■ Task input
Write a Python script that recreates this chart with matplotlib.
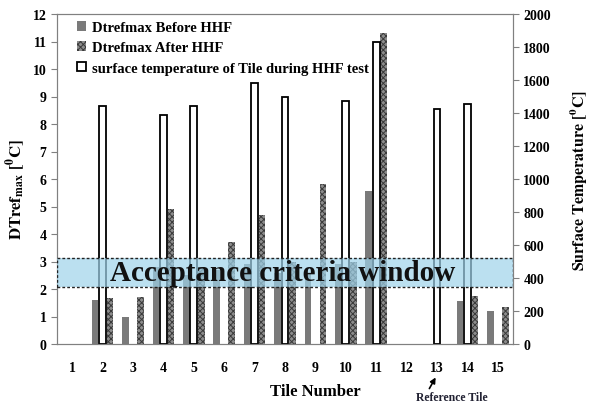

--

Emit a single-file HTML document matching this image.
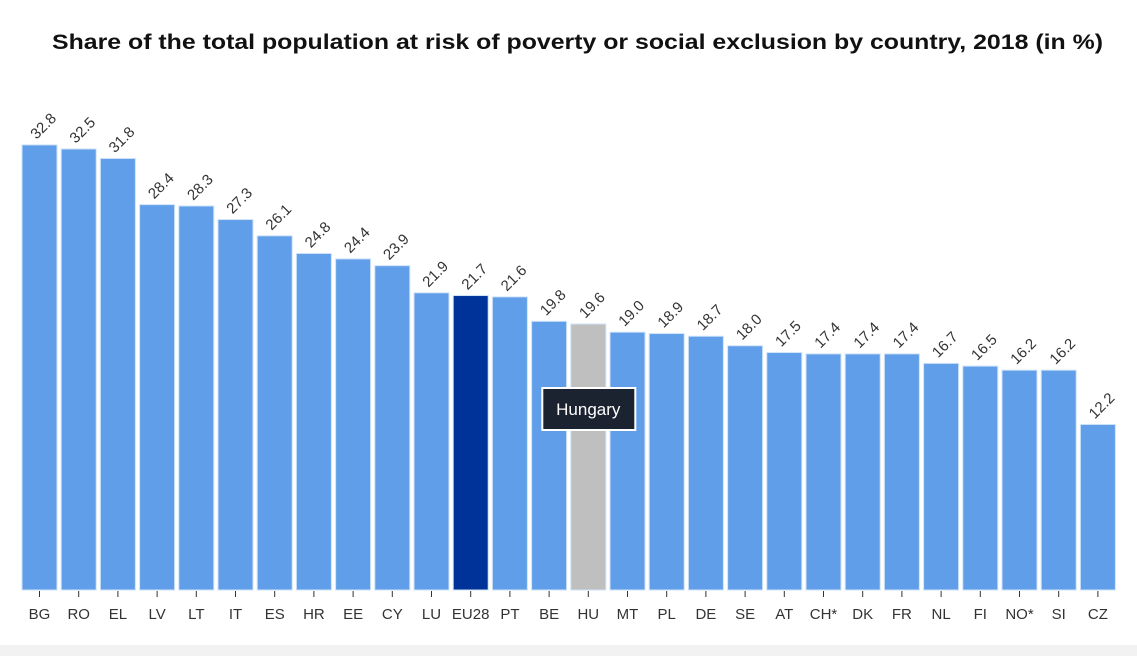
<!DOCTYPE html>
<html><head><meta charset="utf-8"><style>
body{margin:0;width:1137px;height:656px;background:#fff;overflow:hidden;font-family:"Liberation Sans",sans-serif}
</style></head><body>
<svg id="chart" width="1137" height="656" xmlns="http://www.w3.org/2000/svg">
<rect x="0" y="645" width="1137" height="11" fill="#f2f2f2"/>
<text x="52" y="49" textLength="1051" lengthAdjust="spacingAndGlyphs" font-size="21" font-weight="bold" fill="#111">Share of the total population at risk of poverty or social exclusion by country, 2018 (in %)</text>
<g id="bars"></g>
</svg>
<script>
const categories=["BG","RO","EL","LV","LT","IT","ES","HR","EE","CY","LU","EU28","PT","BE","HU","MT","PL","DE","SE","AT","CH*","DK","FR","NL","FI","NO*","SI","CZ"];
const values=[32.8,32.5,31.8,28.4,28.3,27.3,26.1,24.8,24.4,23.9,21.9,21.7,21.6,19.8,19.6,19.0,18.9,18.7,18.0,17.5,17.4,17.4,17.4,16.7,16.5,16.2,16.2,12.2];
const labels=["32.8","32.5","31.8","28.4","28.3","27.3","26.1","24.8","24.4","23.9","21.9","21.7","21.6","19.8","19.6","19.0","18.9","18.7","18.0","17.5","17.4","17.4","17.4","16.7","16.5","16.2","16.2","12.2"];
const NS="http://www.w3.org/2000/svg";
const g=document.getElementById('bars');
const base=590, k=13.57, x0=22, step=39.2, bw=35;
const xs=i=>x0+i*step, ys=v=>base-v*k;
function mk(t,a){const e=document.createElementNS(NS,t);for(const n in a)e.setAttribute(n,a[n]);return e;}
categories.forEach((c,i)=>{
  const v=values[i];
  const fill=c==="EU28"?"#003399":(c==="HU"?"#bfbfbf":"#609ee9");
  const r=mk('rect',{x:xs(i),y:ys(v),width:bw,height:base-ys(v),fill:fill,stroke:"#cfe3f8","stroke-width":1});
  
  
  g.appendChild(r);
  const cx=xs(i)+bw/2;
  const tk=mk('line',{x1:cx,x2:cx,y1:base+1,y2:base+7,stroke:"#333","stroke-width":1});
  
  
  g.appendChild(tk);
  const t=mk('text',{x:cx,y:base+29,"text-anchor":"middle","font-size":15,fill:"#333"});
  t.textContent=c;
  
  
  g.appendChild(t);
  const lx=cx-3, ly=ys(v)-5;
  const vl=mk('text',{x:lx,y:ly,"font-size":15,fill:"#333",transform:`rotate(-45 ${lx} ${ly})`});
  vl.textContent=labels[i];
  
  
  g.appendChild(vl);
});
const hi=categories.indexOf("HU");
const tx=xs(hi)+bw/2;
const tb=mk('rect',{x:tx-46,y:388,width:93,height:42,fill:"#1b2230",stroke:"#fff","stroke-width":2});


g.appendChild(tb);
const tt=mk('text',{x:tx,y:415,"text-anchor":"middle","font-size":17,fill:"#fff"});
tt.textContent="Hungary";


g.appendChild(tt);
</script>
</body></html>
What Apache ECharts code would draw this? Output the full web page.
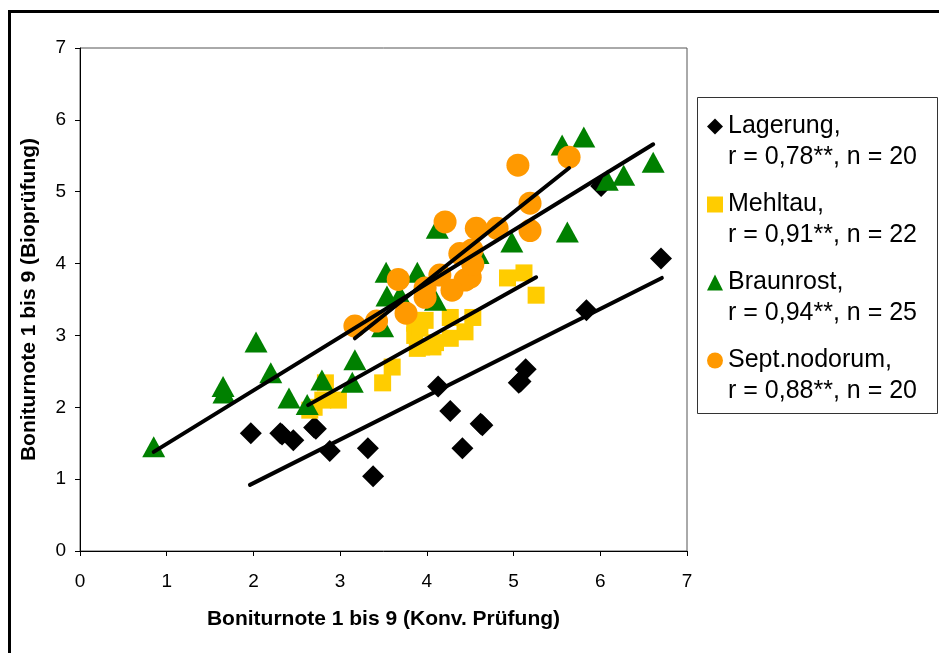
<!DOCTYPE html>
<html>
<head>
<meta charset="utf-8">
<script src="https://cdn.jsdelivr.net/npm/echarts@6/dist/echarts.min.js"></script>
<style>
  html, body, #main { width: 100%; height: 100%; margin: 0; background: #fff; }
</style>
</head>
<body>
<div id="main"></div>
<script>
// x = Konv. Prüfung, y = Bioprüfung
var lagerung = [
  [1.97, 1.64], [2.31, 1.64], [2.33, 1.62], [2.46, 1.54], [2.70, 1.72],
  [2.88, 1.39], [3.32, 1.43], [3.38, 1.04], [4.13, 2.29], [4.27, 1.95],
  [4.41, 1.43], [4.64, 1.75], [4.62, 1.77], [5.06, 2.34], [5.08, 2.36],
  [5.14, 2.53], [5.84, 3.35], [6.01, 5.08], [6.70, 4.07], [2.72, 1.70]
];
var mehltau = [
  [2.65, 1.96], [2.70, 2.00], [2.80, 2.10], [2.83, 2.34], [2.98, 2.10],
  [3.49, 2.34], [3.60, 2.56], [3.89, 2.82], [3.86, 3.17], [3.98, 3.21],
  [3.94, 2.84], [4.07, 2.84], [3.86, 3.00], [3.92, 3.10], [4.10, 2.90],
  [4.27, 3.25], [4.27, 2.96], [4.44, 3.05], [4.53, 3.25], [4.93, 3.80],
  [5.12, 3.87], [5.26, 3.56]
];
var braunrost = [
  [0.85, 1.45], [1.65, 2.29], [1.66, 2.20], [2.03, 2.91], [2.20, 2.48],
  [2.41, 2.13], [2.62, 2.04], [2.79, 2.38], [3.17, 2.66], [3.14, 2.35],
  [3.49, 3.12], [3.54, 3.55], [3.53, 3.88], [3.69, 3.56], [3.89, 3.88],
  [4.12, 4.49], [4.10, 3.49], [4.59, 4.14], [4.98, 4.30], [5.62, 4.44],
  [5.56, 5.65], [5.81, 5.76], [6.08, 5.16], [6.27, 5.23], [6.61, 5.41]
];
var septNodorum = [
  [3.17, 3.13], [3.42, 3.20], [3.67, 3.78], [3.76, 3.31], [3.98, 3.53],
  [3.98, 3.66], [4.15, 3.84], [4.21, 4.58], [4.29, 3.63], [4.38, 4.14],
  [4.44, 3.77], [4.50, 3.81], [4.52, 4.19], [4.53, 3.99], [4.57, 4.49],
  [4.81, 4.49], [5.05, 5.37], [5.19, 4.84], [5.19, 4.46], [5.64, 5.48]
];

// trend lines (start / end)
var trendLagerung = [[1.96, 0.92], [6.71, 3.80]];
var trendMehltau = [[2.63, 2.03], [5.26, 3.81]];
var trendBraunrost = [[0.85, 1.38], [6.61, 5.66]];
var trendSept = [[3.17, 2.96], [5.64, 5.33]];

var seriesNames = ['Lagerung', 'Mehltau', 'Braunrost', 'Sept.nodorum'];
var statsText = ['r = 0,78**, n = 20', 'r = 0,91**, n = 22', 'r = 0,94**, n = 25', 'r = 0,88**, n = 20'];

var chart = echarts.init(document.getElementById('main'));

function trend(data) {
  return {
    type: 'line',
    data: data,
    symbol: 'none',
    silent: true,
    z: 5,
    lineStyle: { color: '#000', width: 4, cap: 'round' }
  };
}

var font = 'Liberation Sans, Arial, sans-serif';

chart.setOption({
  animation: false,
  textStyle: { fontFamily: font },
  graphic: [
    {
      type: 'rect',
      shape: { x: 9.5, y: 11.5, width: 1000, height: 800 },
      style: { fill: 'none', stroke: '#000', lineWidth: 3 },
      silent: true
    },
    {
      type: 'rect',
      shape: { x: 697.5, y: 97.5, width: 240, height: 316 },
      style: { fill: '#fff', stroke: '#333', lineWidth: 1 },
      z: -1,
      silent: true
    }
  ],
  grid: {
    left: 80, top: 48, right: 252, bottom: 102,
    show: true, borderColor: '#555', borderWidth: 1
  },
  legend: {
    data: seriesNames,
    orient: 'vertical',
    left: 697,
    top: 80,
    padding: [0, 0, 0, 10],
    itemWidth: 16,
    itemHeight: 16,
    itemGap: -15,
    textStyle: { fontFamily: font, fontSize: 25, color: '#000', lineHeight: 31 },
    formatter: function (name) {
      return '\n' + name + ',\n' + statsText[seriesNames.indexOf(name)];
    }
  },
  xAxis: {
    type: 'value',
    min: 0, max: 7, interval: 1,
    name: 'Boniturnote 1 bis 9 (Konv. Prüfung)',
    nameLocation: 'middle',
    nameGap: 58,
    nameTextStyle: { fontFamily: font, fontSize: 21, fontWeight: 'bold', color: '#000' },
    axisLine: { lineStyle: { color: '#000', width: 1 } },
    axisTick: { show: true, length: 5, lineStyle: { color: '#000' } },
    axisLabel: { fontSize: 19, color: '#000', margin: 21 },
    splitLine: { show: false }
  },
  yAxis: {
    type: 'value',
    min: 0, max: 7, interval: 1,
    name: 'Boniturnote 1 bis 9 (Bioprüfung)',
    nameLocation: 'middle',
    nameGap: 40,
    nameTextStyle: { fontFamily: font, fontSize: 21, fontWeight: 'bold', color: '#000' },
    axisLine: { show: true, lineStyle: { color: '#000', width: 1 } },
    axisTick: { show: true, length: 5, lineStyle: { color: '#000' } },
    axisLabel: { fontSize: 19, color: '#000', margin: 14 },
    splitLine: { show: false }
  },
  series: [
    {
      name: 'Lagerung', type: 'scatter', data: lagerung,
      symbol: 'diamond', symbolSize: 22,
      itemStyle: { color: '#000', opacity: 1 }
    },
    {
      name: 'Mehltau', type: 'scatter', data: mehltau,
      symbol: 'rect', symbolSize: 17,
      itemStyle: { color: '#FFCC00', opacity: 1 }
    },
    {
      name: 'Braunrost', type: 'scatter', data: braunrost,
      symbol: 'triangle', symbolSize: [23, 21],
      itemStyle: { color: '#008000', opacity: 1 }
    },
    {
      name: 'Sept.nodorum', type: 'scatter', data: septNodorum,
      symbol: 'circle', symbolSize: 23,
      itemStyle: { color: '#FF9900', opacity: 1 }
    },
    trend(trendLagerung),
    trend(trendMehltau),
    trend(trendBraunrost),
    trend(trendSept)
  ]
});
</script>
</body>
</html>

==

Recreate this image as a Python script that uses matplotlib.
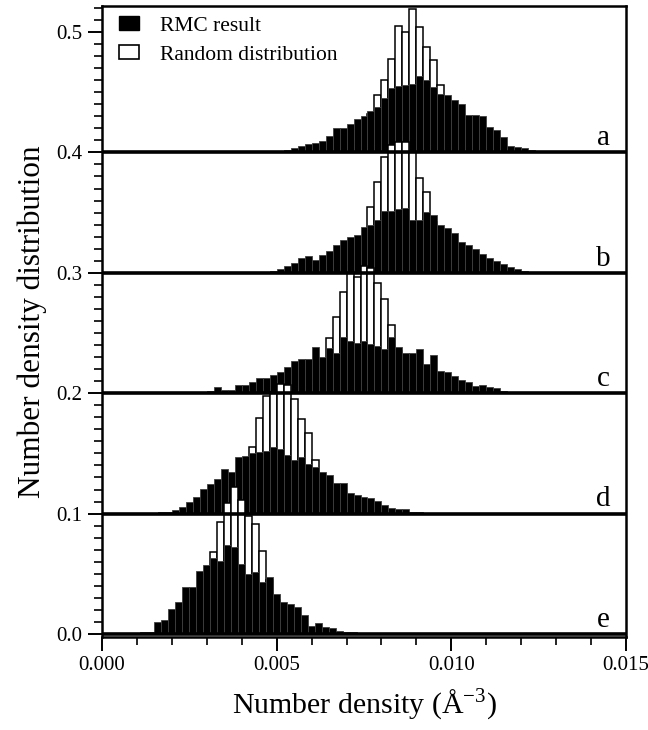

■ Objective
Write out word for word the lines above that run from the one with "What Apache ECharts" to the one with "var trendSept = [[3.17, 2.96], [5.64, 5.33]];". Include both end lines; exclude the images.

■ Exercise solution
What Apache ECharts code would draw this? Output the full web page.
<!DOCTYPE html>
<html>
<head>
<meta charset="utf-8">
<script src="https://cdn.jsdelivr.net/npm/echarts@6/dist/echarts.min.js"></script>
<style>
  html, body, #main { width: 100%; height: 100%; margin: 0; background: #fff; }
</style>
</head>
<body>
<div id="main"></div>
<script>
// x = Konv. Prüfung, y = Bioprüfung
var lagerung = [
  [1.97, 1.64], [2.31, 1.64], [2.33, 1.62], [2.46, 1.54], [2.70, 1.72],
  [2.88, 1.39], [3.32, 1.43], [3.38, 1.04], [4.13, 2.29], [4.27, 1.95],
  [4.41, 1.43], [4.64, 1.75], [4.62, 1.77], [5.06, 2.34], [5.08, 2.36],
  [5.14, 2.53], [5.84, 3.35], [6.01, 5.08], [6.70, 4.07], [2.72, 1.70]
];
var mehltau = [
  [2.65, 1.96], [2.70, 2.00], [2.80, 2.10], [2.83, 2.34], [2.98, 2.10],
  [3.49, 2.34], [3.60, 2.56], [3.89, 2.82], [3.86, 3.17], [3.98, 3.21],
  [3.94, 2.84], [4.07, 2.84], [3.86, 3.00], [3.92, 3.10], [4.10, 2.90],
  [4.27, 3.25], [4.27, 2.96], [4.44, 3.05], [4.53, 3.25], [4.93, 3.80],
  [5.12, 3.87], [5.26, 3.56]
];
var braunrost = [
  [0.85, 1.45], [1.65, 2.29], [1.66, 2.20], [2.03, 2.91], [2.20, 2.48],
  [2.41, 2.13], [2.62, 2.04], [2.79, 2.38], [3.17, 2.66], [3.14, 2.35],
  [3.49, 3.12], [3.54, 3.55], [3.53, 3.88], [3.69, 3.56], [3.89, 3.88],
  [4.12, 4.49], [4.10, 3.49], [4.59, 4.14], [4.98, 4.30], [5.62, 4.44],
  [5.56, 5.65], [5.81, 5.76], [6.08, 5.16], [6.27, 5.23], [6.61, 5.41]
];
var septNodorum = [
  [3.17, 3.13], [3.42, 3.20], [3.67, 3.78], [3.76, 3.31], [3.98, 3.53],
  [3.98, 3.66], [4.15, 3.84], [4.21, 4.58], [4.29, 3.63], [4.38, 4.14],
  [4.44, 3.77], [4.50, 3.81], [4.52, 4.19], [4.53, 3.99], [4.57, 4.49],
  [4.81, 4.49], [5.05, 5.37], [5.19, 4.84], [5.19, 4.46], [5.64, 5.48]
];

// trend lines (start / end)
var trendLagerung = [[1.96, 0.92], [6.71, 3.80]];
var trendMehltau = [[2.63, 2.03], [5.26, 3.81]];
var trendBraunrost = [[0.85, 1.38], [6.61, 5.66]];
var trendSept = [[3.17, 2.96], [5.64, 5.33]];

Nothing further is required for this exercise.